While Mendes acknowledged that the appeal should be treated with urgency as it concerns the composition of the membership of the National Assembly, he argued that there would have been no resistance if the petitioners had filed the application for an urgent hearing by May 31, 2021, instead of August 30 to cater for a further appeal to the Caribbean Court of Justice (CCJ).
“Appeals of this nature ought to progress with due dispatch in order that any disputes concerning the membership of the National Assembly ought to be resolved not only in the interest of the parties but to the nation, to the entire electorate…” According to Mendes, the petitioners are blaming everyone except themselves for the delay in the hearing of the matter.
He said, “My learned friend [Forde] is blaming everyone except the appellants themselves,” adding that the Chief Justice’s draft ruling, which reflects her full judgement, was available from May 4, 2021. Considering this, Mendes contended that nothing was preventing the petitioners from drafting their NoA and establishing their grounds of appeal.

Substantial prejudice
But Forde, who is also the shadow Attorney General and Legal Affairs Minister, argued that this is not the case, stating: “The High Court documents which would be necessary to constitute an appeal… remain in the custody of the High Court.”
According to him, a memorandum was sent by the Court of Appeal to the High Court requesting Judge George’s written ruling and the necessary documents to prepare the record of appeal, but he is yet to receive them.
His clients, Forde pointed out, 19 months after the Chief Justice rendered her ruling, were forced to file the motion requesting an expedited hearing not only because she failed to deliver a written decision but because she did not prepare the necessary documents and send them to the Appeal Court.
When Justice George rendered her judgement on April 26, 2021, Forde recalled that she specifically said that her “full decision is to follow”, and that a draft transcript of her decision will be available and is to be used for information purposes until her actual decision is made available.
In light of this, the Senior Counsel complained, “We have suffered substantial prejudice by the failure to have the full decision made available and laid over to the [Court] of Appeal in which we could first establish and adjust the Notice of Appeal (NoA) and to proceed to constitute the NoA and the other documents to constitute the record of appeal.”
The Court of Appeal, however, will move ahead with the hearing despite the Chief Justice’s written decision still being outstanding and which renders the record of appeal incomplete. Forde said that the system is to be blamed for the delay and not his clients.
In the end, the Chancellor of the Judiciary promised an investigation into whether the delay in the hearing of the appeal is the fault of the conduct of the petitioners or the justice system.

No evidence
Thorne and Bostwick had contended that Section 22 of the Elections Law (Amendment) Act and Order #60, also known as the Recount Order, were in violation of the Constitution.

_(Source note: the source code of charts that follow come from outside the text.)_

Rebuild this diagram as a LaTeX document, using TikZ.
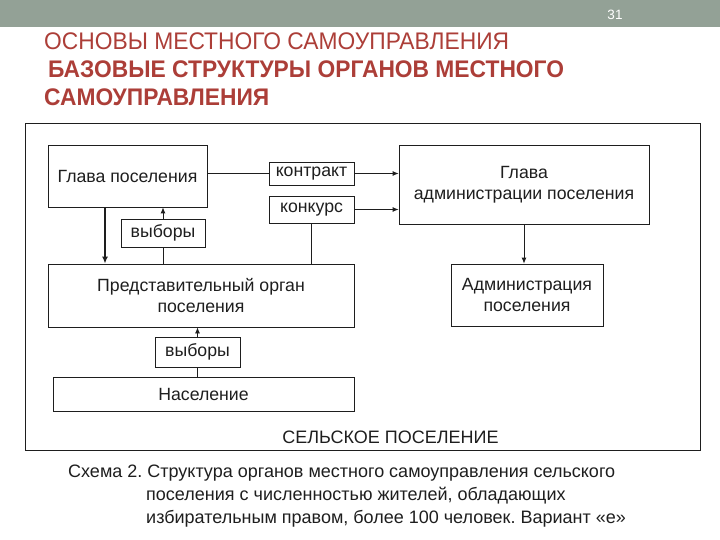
\documentclass[tikz,border=0pt]{standalone}
\usepackage{fontspec}
\setmainfont{Liberation Sans}
\newfontfamily\titlefont[FakeStretch=0.95]{Liberation Sans}
\usetikzlibrary{arrows.meta,calc}
\definecolor{barcol}{RGB}{147,161,150}
\definecolor{titlered}{RGB}{172,62,56}
\definecolor{inkc}{RGB}{30,30,30}
\newcommand\dgf{\fontsize{17.7}{21}\selectfont}
\newcommand\capf{\fontsize{18}{21}\selectfont}
\frenchspacing
\tikzset{
  box/.style={draw=inkc, line width=0.8pt, inner sep=0pt, align=center, font=\dgf, text=inkc},
  conn/.style={draw=inkc, line width=0.8pt},
  arr/.style={conn, -{Latex[length=6pt,width=5pt]}},
  thickarr/.style={draw=inkc, line width=1.8pt, -{Latex[length=7pt,width=6pt]}},
  titlelbl/.style={anchor=base west, inner sep=0pt, text=titlered},
  caplbl/.style={anchor=base west, inner sep=0pt, text=inkc, font=\capf}
}
\begin{document}
\begin{tikzpicture}[x=1pt,y=-1pt]
\useasboundingbox (0,0) rectangle (720,540);
\fill[barcol] (0,0) rectangle (720,27);
\node[text=white, font=\fontsize{13.5}{16}\selectfont, inner sep=0pt] (pagenum) at (615,15) {31};

\node[titlelbl, font=\titlefont\fontsize{24}{28}\selectfont] (t1) at (44,50) {ОСНОВЫ МЕСТНОГО САМОУПРАВЛЕНИЯ};
\node[titlelbl, font=\titlefont\bfseries\fontsize{24}{28}\selectfont] (t2) at (48,78) {БАЗОВЫЕ СТРУКТУРЫ ОРГАНОВ МЕСТНОГО};
\node[titlelbl, font=\titlefont\bfseries\fontsize{24}{28}\selectfont] (t3) at (44,106) {САМОУПРАВЛЕНИЯ};

\node[draw=inkc, line width=0.8pt, minimum width=675pt, minimum height=327pt, inner sep=0pt] (frame) at (362.5,286.5) {};

\node[box, minimum width=159pt, minimum height=62pt] (gp) at (127.5,176) {Глава поселения};
\node[box, minimum width=85pt, minimum height=23pt] (kontr) at (311.5,173.5) {контракт};
\node[box, minimum width=85pt, minimum height=27pt] (konk) at (311.5,209.5) {конкурс};
\node[box, minimum width=84pt, minimum height=28pt] (vyb1) at (163,233) {выборы};
\node[box, minimum width=306pt, minimum height=63pt] (pred) at (201,295.5) {Представительный орган\\поселения};
\node[box, minimum width=250pt, minimum height=79pt] (gla) at (524,184.5) {Глава\\администрации поселения};
\node[box, minimum width=152pt, minimum height=62pt] (adm) at (527,295) {Администрация\\поселения};
\node[box, minimum width=85pt, minimum height=30pt] (vyb2) at (197.5,352) {выборы};
\node[box, minimum width=301pt, minimum height=34pt] (nas) at (203.5,394) {Население};

\node[font=\capf, text=inkc, inner sep=0pt] (rural) at (390.5,437) {СЕЛЬСКОЕ ПОСЕЛЕНИЕ};

\draw[conn] (gp.east |- kontr.west) -- (kontr.west);
\draw[arr] (kontr.east) -- (gla.west |- kontr.east);
\draw[arr] (konk.east) -- (gla.west |- konk.east);
\draw[thickarr] ([xshift=-22.5pt]gp.south) -- ([xshift=-22.5pt]gp.south |- pred.north);
\draw[conn] (vyb1.south |- pred.north) -- (vyb1.south);
\draw[arr] (vyb1.north) -- (vyb1.north |- gp.south);
\draw[conn] (konk.south) -- (konk.south |- pred.north);
\draw[arr] (gla.south) -- (gla.south |- adm.north);
\draw[conn] (vyb2.south |- nas.north) -- (vyb2.south);
\draw[arr] (vyb2.north) -- (vyb2.north |- pred.south);

\node[caplbl] (cap1) at (68,477) {Схема 2. Структура органов местного самоуправления сельского};
\node[caplbl] (cap2) at (146,500) {поселения с численностью жителей, обладающих};
\node[caplbl] (cap3) at (146,523) {избирательным правом, более 100 человек. Вариант «е»};
\end{tikzpicture}
\end{document}
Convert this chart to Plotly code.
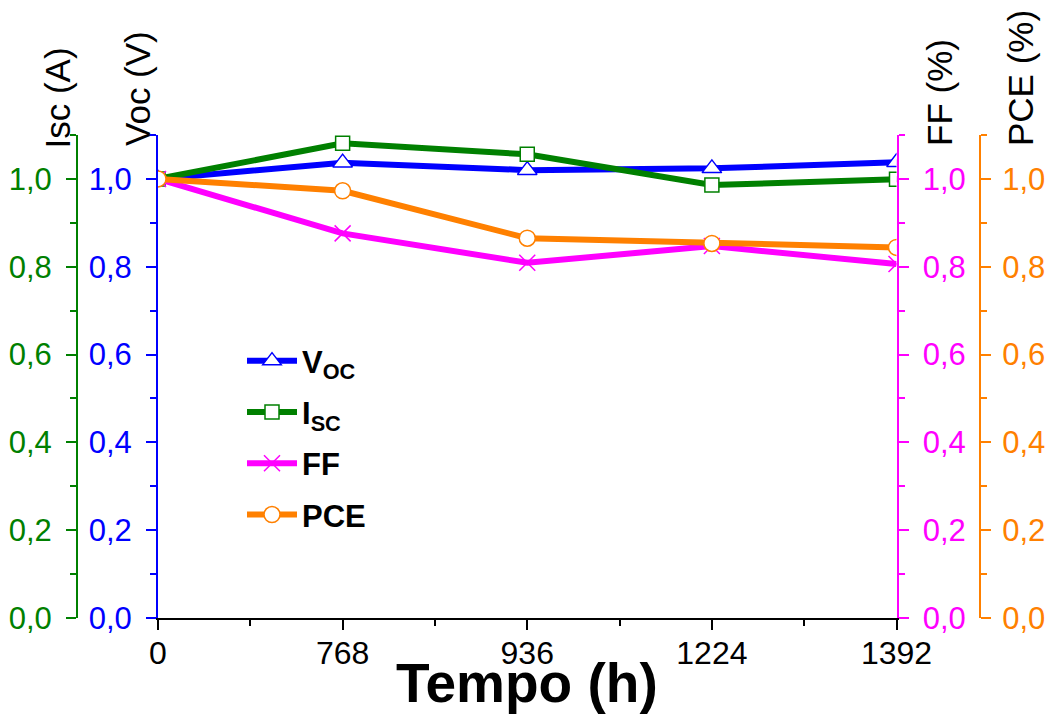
import plotly.graph_objects as go

categories = ["0", "768", "936", "1224", "1392"]
voc = [1.0, 1.037, 1.020, 1.024, 1.038]
isc = [1.0, 1.081, 1.056, 0.986, 0.999]
ff = [1.0, 0.876, 0.809, 0.847, 0.806]
pce = [1.0, 0.973, 0.865, 0.853, 0.844]

C_V = "rgb(0,0,255)"
C_I = "rgb(0,128,0)"
C_F = "rgb(255,0,255)"
C_P = "rgb(255,128,0)"

W, H = 1047, 716
xs = list(range(len(categories)))
FONT = "Liberation Sans, Arial, sans-serif"

fig = go.Figure()
fig.add_trace(go.Scatter(x=xs, y=voc, yaxis="y", name="<b>V<sub>OC</sub></b>", legendgroup="a",
                         mode="lines+markers", line=dict(color=C_V, width=6),
                         marker=dict(symbol="triangle-up", size=17, color="white",
                                     line=dict(color=C_V, width=1.5))))
fig.add_trace(go.Scatter(x=xs, y=isc, yaxis="y2", name="<b>I<sub>SC</sub></b>", legendgroup="b",
                         mode="lines+markers", line=dict(color=C_I, width=6),
                         marker=dict(symbol="square", size=14, color="white",
                                     line=dict(color=C_I, width=1.5))))
fig.add_trace(go.Scatter(x=xs, y=ff, yaxis="y3", name="<b>FF</b>", legendgroup="c",
                         mode="lines+markers", line=dict(color=C_F, width=6),
                         marker=dict(symbol="x-thin", size=16, color=C_F,
                                     line=dict(color=C_F, width=1.5))))
fig.add_trace(go.Scatter(x=xs, y=pce, yaxis="y4", name="<b>PCE</b>", legendgroup="d",
                         mode="lines+markers", line=dict(color=C_P, width=6),
                         marker=dict(symbol="circle", size=16, color="white",
                                     line=dict(color=C_P, width=1.5))))

x0, x1 = 158 / W, 896.5 / W
y0, y1 = 1 - 618 / H, 1 - 135 / H

def yax(color, **kw):
    d = dict(range=[0, 1.1], tick0=0, dtick=0.2, tickformat=".1f", automargin=False,
             showgrid=False, zeroline=False, showline=True, linewidth=2,
             linecolor=color, ticks="outside", ticklen=10, tickwidth=2,
             tickcolor=color, tickfont=dict(size=31, color=color, family=FONT),
             ticklabelstandoff=8,
             minor=dict(ticks="outside", ticklen=6, tickwidth=2, dtick=0.1,
                        tickcolor=color, showgrid=False))
    d.update(kw)
    return d

fig.update_layout(
    width=W, height=H,
    margin=dict(l=0, r=0, t=0, b=0),
    paper_bgcolor="white", plot_bgcolor="white",
    separators=",.",
    showlegend=True,
    xaxis=dict(domain=[x0, x1], range=[0, len(categories) - 1], automargin=False,
               tickvals=xs, ticktext=categories,
               showgrid=False, zeroline=False, showline=True, linewidth=2,
               linecolor="black", ticks="outside", ticklen=10, tickwidth=2,
               tickcolor="black", tickfont=dict(size=32, color="black", family=FONT),
               ticklabelstandoff=-4,
               minor=dict(ticks="outside", ticklen=6, tickwidth=2, dtick=0.5,
                          tickcolor="black", showgrid=False)),
    xaxis2=dict(overlaying="x", side="top", anchor="y", range=[0, len(categories) - 1],
                automargin=False,
                showgrid=False, zeroline=False, showline=True, linewidth=2,
                linecolor="black", ticks="inside", ticklen=4, tickwidth=1,
                tickcolor="black", dtick=0.5, tick0=0, showticklabels=False),
    yaxis=yax(C_V, domain=[y0, y1], anchor="x", side="left"),
    yaxis2=yax(C_I, overlaying="y", anchor="free", side="left", position=77 / W),
    yaxis3=yax(C_F, overlaying="y", anchor="x", side="right"),
    yaxis4=yax(C_P, overlaying="y", anchor="free", side="right", position=980 / W,
               ticklabelstandoff=5),
    legend=dict(x=242 / W, y=1 - 334 / H, xanchor="left", yanchor="top",
                bgcolor="rgba(0,0,0,0)", font=dict(size=31, color="black", family=FONT),
                itemwidth=50, tracegroupgap=8),
)

def title(text, xp, yp):
    fig.add_annotation(text=text, x=xp / W, y=1 - yp / H, xref="paper", yref="paper",
                       textangle=-90, showarrow=False, xanchor="center", yanchor="middle",
                       font=dict(size=35, color="black", family=FONT))

title("Isc (A)", 57, 98.5)
title("Voc (V)", 138, 88)
title("FF (%)", 939, 93)
title("PCE (%)", 1021, 78)

fig.add_annotation(text="<b>Tempo (h)</b>", x=526.5 / W, y=1 - 683 / H, xref="paper",
                   yref="paper", showarrow=False, xanchor="center", yanchor="middle",
                   font=dict(size=55, color="black", family=FONT))

fig.write_html("out.html", config={"displayModeBar": False},
               post_script="document.body.style.margin='0';document.body.style.overflow='hidden';")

But, in dismissing the petition, the Chief Justice held that the petitioners failed to present evidence to support that the conduct of the elections contravened the Constitution and electoral laws. She ruled that neither Section 22 nor the Recount Order was ultra vires the Constitution, adding that Article 162 of the Constitution empowered GECOM to take whatever actions were necessary to conclude the elections, including embarking on a recount of all ballots.

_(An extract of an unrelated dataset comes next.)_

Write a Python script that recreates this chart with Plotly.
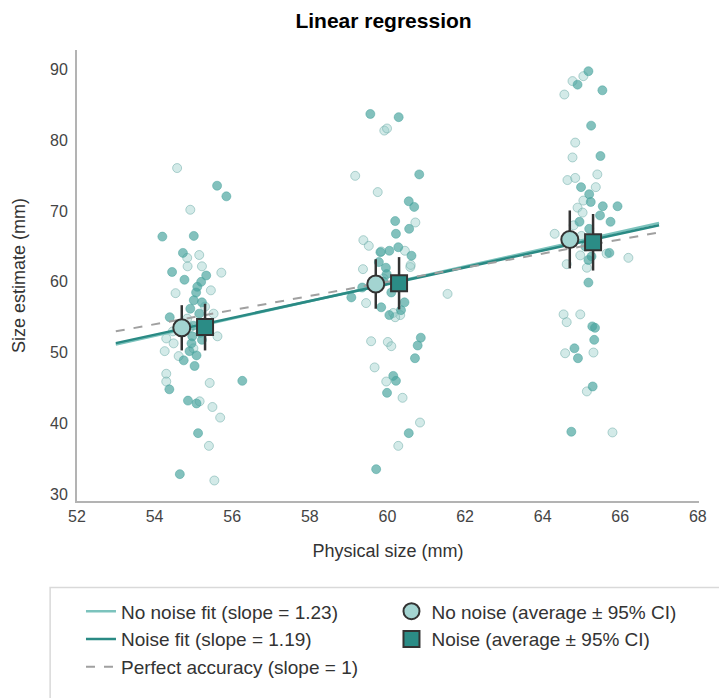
import plotly.graph_objects as go

# ---------------- data ----------------
sizes = [55, 60, 65]

# individual estimates, "No noise" condition (jittered physical size, estimate)
nn_x = [54.58, 54.92, 54.84, 55.15, 54.85, 55.22, 55.72, 55.45, 54.54, 54.84, 55.52, 55.62, 54.49, 54.26,
        54.62, 54.30, 54.30, 55.42, 55.16, 55.49, 55.69, 55.40, 55.54, 54.47, 55.30, 54.90, 54.30, 55.00,
        59.92, 59.99, 59.17, 59.75, 60.72, 59.38, 59.52, 60.45, 59.37, 60.59, 59.45, 60.33, 60.15, 61.55,
        59.58, 60.01, 60.10, 59.67, 59.97, 60.39, 60.84, 60.28, 59.84, 60.60, 60.20, 59.90,
        65.05, 64.77, 64.56, 64.84, 64.77, 64.64, 64.84, 65.41, 65.37, 65.05, 64.90, 65.03, 64.31, 64.97,
        65.65, 66.21, 64.62, 65.14, 64.54, 64.62, 64.97, 64.58, 65.31, 65.14, 65.80, 64.80, 65.00]
nn_y = [76.1, 70.2, 63.4, 63.8, 62.2, 62.2, 61.3, 58.8, 58.4, 54.8, 55.5, 52.3, 51.3, 50.2,
        49.5, 47.0, 45.9, 45.7, 43.1, 42.3, 40.8, 36.8, 31.9, 53.0, 56.5, 53.5, 52.0, 50.6,
        81.4, 81.7, 75.0, 72.7, 68.4, 65.9, 65.1, 64.4, 61.8, 62.1, 57.0, 55.3, 55.6, 58.3,
        51.6, 51.5, 50.9, 47.9, 45.9, 43.6, 40.1, 36.8, 64.3, 62.4, 55.0, 60.5,
        89.1, 88.4, 86.5, 79.7, 77.6, 74.4, 74.7, 75.2, 73.4, 71.5, 70.5, 69.8, 66.8, 63.75,
        64.0, 63.4, 62.5, 62.0, 55.4, 54.3, 55.4, 49.9, 50.0, 44.5, 38.7, 68.0, 66.5]

# individual estimates, "Noise" condition
n_x = [55.61, 55.85, 54.20, 55.01, 54.73, 54.45, 54.77, 55.33, 55.20, 55.07, 55.01, 55.22, 54.92, 54.39,
       54.97, 55.22, 54.75, 54.90, 55.08, 55.03, 54.38, 56.26, 54.86, 55.08, 55.12, 54.65, 55.10, 55.15,
       55.00, 54.95, 55.18,
       59.56, 60.29, 60.82, 60.55, 60.69, 60.20, 60.56, 60.22, 59.82, 60.05, 60.28, 60.62, 59.78, 59.96,
       59.98, 59.07, 59.35, 59.84, 60.05, 60.44, 60.86, 60.78, 60.71, 60.15, 60.22, 59.99, 60.55, 59.71,
       59.90, 60.10, 60.35,
       65.18, 64.90, 65.54, 65.25, 65.49, 64.99, 65.20, 65.24, 65.55, 65.93, 65.48, 65.75, 64.95, 65.20,
       65.26, 65.72, 65.18, 65.18, 65.28, 65.35, 65.33, 64.82, 64.91, 65.29, 64.74, 65.30, 65.10]
n_y = [73.6, 72.1, 66.4, 66.5, 64.1, 61.4, 60.3, 60.9, 60.0, 58.5, 57.4, 57.1, 56.2, 55.0,
       52.3, 51.8, 48.9, 50.2, 49.6, 48.1, 44.8, 46.0, 43.2, 42.8, 38.6, 32.8, 59.3, 55.5,
       53.8, 51.3, 52.8,
       83.75, 83.3, 75.2, 71.4, 70.6, 68.6, 67.5, 66.8, 64.2, 64.4, 64.9, 63.7, 62.8, 62.0,
       61.1, 57.8, 59.2, 56.4, 55.3, 57.1, 52.1, 51.0, 49.2, 46.7, 46.0, 44.3, 38.6, 33.5,
       60.0, 58.5, 56.0,
       89.8, 87.9, 87.1, 82.1, 77.8, 73.4, 72.4, 71.3, 70.7, 70.7, 69.4, 68.5, 68.5, 67.5,
       63.6, 64.1, 63.1, 59.9, 53.7, 53.5, 51.8, 50.6, 49.2, 45.2, 38.8, 66.0, 65.0]

# group averages and 95% CI half-widths
nn_mean = [53.5, 59.7, 66.0]
nn_ci = [3.2, 3.5, 4.1]
n_mean = [53.6, 59.8, 65.6]
n_ci = [3.3, 3.7, 4.0]

# regression slopes
nn_slope = 1.23
n_slope = 1.19
fit_x = [53, 67]

# ---------------- styling ----------------
FONT = "Liberation Sans, Arial, Helvetica, sans-serif"
LIGHT_FILL = "rgba(150,205,201,0.42)"
LIGHT_EDGE = "rgba(105,170,166,0.5)"
DARK_FILL = "rgba(72,163,157,0.68)"
DARK_EDGE = "rgba(72,163,157,0.5)"
NN_LINE = "#7cc3bd"
N_LINE = "#2a8a84"
OFFSET = 0.3

def line_through_mean(slope, means):
    mx = sum(sizes) / len(sizes)
    my = sum(means) / len(means)
    return [my + slope * (x - mx) for x in fit_x]

fig = go.Figure()

fig.add_trace(go.Scatter(x=nn_x, y=nn_y, mode="markers", showlegend=False, hoverinfo="skip",
                         marker=dict(size=9, color=LIGHT_FILL, line=dict(color=LIGHT_EDGE, width=1))))
fig.add_trace(go.Scatter(x=n_x, y=n_y, mode="markers", showlegend=False, hoverinfo="skip",
                         marker=dict(size=9, color=DARK_FILL, line=dict(color=DARK_EDGE, width=1))))

fig.add_trace(go.Scatter(x=fit_x, y=line_through_mean(nn_slope, nn_mean), mode="lines",
                         name=f"No noise fit (slope = {nn_slope:.2f})", legend="legend",
                         line=dict(color=NN_LINE, width=2.5)))
fig.add_trace(go.Scatter(x=fit_x, y=line_through_mean(n_slope, n_mean), mode="lines",
                         name=f"Noise fit (slope = {n_slope:.2f})", legend="legend",
                         line=dict(color=N_LINE, width=2.5)))
fig.add_trace(go.Scatter(x=fit_x, y=fit_x, mode="lines",
                         name="Perfect accuracy (slope = 1)", legend="legend",
                         line=dict(color="#a0a0a0", width=2, dash="dash")))

fig.add_trace(go.Scatter(x=[s - OFFSET for s in sizes], y=nn_mean, mode="markers",
                         name="No noise (average ± 95% CI)", legend="legend2",
                         error_y=dict(type="data", array=nn_ci, color="#333333", thickness=2.5, width=0),
                         marker=dict(symbol="circle", size=17, color="#a3d4d1",
                                     line=dict(color="#333333", width=2))))
fig.add_trace(go.Scatter(x=[s + OFFSET for s in sizes], y=n_mean, mode="markers",
                         name="Noise (average ± 95% CI)", legend="legend2",
                         error_y=dict(type="data", array=n_ci, color="#333333", thickness=2.5, width=0),
                         marker=dict(symbol="square", size=16, color="#2b8c86",
                                     line=dict(color="#333333", width=2))))

axis_common = dict(showgrid=False, zeroline=False, showline=True, linecolor="#b3b3b3", linewidth=2,
                   ticks="", tickfont=dict(size=16, color="#444444", family=FONT))

fig.update_layout(
    width=719, height=698,
    margin=dict(l=77, r=17, t=50, b=189),
    paper_bgcolor="white", plot_bgcolor="white",
    font=dict(family=FONT, color="#333333"),
    title=dict(text="<b>Linear regression</b>", x=(385 - 77) / 625, xanchor="center", xref="paper",
               y=1 - 21 / 698, yanchor="middle", font=dict(size=21, color="black", family=FONT)),
    xaxis=dict(range=[52, 68.03], tick0=52, dtick=2,
               title=dict(text="Physical size (mm)", font=dict(size=18, color="#333333"), standoff=20),
               **axis_common),
    yaxis=dict(range=[29.0, 92.8], tick0=30, dtick=10, ticklabelstandoff=4,
               title=dict(text="Size estimate (mm)", font=dict(size=18, color="#333333"), standoff=20),
               **axis_common),
    legend=dict(x=(81 - 77) / 625, xanchor="left", y=(509 - 602) / 459, yanchor="top",
                orientation="v", font=dict(size=19, color="#333333", family=FONT),
                bgcolor="rgba(0,0,0,0)", itemwidth=30, tracegroupgap=0),
    legend2=dict(x=(393 - 77) / 625, xanchor="left", y=(509 - 602) / 459, yanchor="top",
                 orientation="v", font=dict(size=19, color="#333333", family=FONT),
                 bgcolor="rgba(0,0,0,0)", itemwidth=30, tracegroupgap=0),
    shapes=[dict(type="rect", xref="paper", yref="paper",
                 x0=(50 - 77) / 625, x1=1.2, y0=(509 - 760) / 459, y1=(509 - 597) / 459,
                 line=dict(color="#d9d9d9", width=1.5), fillcolor="rgba(0,0,0,0)", layer="below")],
)
fig.update_layout(xaxis_title_font_family=FONT, yaxis_title_font_family=FONT)

fig.write_html("out.html")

Alluding to the events that occurred after the close of polls, Justice George noted, “Given the difficulties, it does appear that it would not have been prudent for GECOM to declare the results in the peculiar circumstances that accompanied the completion of the process of the March 2 Elections. A combination of Article 162 (1) (b) of the Constitution and Section 22 confer the power upon GECOM to issue this [Recount] Order if GECOM considered it necessary or expedient to ensure impartiality, fairness, and compliance… as regards the election process.”

Erred
However, Coalition lawyers in their appeal contended that Justice George erred in law when she ruled that Section 22 of the Elections Law (Amendment) Act 2000 and Order #60 made thereunder were not in violation of the Constitution.

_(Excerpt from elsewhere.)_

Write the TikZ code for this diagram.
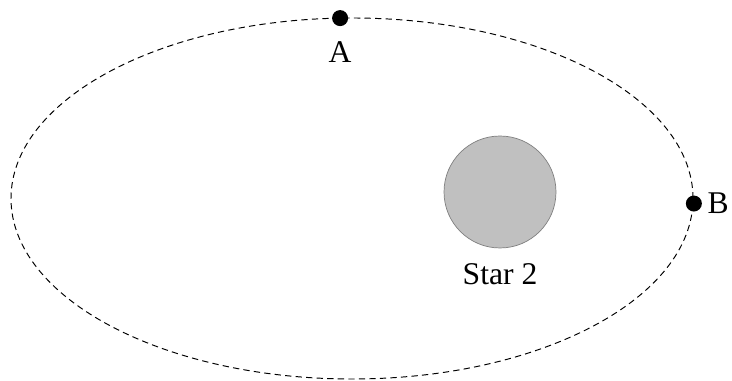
\documentclass[tikz,border=0pt]{standalone}
\usepackage{fontspec}
\setmainfont{Liberation Serif}
\usetikzlibrary{positioning}
\definecolor{ink}{HTML}{000000}
\definecolor{stargray}{HTML}{C0C0C0}
\definecolor{rim}{HTML}{7F7F7F}

\begin{document}
\begin{tikzpicture}[x=0.02cm,y=0.02cm,
  orbit/.style={ink,line width=0.55pt,dash pattern=on 3.6pt off 2.4pt},
  dot/.style={circle,fill=ink,inner sep=0pt,minimum size=0.32cm},
  starbody/.style={circle,draw=rim,fill=stargray,line width=0.4pt,inner sep=0pt,minimum size=2.24cm},
  lbl/.style={font=\fontsize{18}{21}\selectfont,inner sep=0pt}]
\useasboundingbox (0,0) rectangle (732,381);
\coordinate (c) at (352,182.5);
\draw[orbit] (c) ellipse (341 and 180.5);

\node[starbody] (star) at (500,189) {};
\node[lbl,below=0.3cm of star] (starlbl) {Star 2};

\path (c) ++(92:341 and 180.5) node[dot] (A) {};
\path (c) ++(-1.6:342 and 180.5) node[dot] (B) {};
\node[lbl,below=0.3cm of A] (Albl) {A};
\node[lbl,right=0.1cm of B] (Blbl) {B};
\end{tikzpicture}
\end{document}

According to them, by virtue of their application for the election results to be declared invalid, both Section 22 and Order #60 which flowed directly from Article 162 were in conflict with and or contravened Article 177 of the Constitution.
In court documents seen by this publication, they further contended that Justice George again erred in law when she found that Order #60 was a mechanism to allow for the recount to be conducted by expanding the recount provisions in the Representation of the People Act (RoPA).
The petitioners submitted that Justice George erred in law when she failed to find that the mechanisms set out in Order No #60 amounted to a substantial variation from the RoPA and consequently could not be said to have “merely modified” the said Act.
Besides that, they complained that she erred in law when she ruled that they did not produce evidence that claimed that the elections were not lawfully conducted. Like before the High Court, they have gone to the appellate court arguing that there was no need for the production of any evidence except the declarations by the Returning Officers and the recount figures.
Thorne and Bostwick, among other things, argue that the Chief Justice erred in law when she rejected the evidence before the court which established that there was a difference in the recorded figures for the political parties in the Official Gazette dated August 20, 2020, in which results were declared pursuant to Order #60 from a letter by former Chief Elections Officer (CEO) Keith Lowenfield to GECOM’s Chairperson retired Justice Claudette Singh.

Thrown out
Both of APNU/AFC’s elections petitions have now been dismissed by the Chief Justice. In January 2021, she dismissed APNU/AFC’s election petition which was filed by Brennan Nurse and Monica Thomas owing to their non-compliance with effecting service on President David Granger.
The party appealed her ruling to the Court of Appeal, which by a majority decision on December 21, 2021, held that it had jurisdiction to hear an appeal against a ruling of the High Court to dismiss an election petition on the basis of procedural impropriety.
In so doing, the Court of Appeal rejected arguments by Attorney General and Legal Affairs Minister Anil Nandlall, SC, that the court had no jurisdiction to hear and determine the appeal; neither from statute, the Constitution nor does it have inherent jurisdiction.
Meanwhile, in a consolidated appeal at the Caribbean Court of Justice (CCJ) which was heard on July 19, Nandlall, and Vice President Dr Bharrat Jagdeo, in his capacity as General Secretary of the PPP/C, argue that the Court of Appeal erred and therefore its decision should be overturned.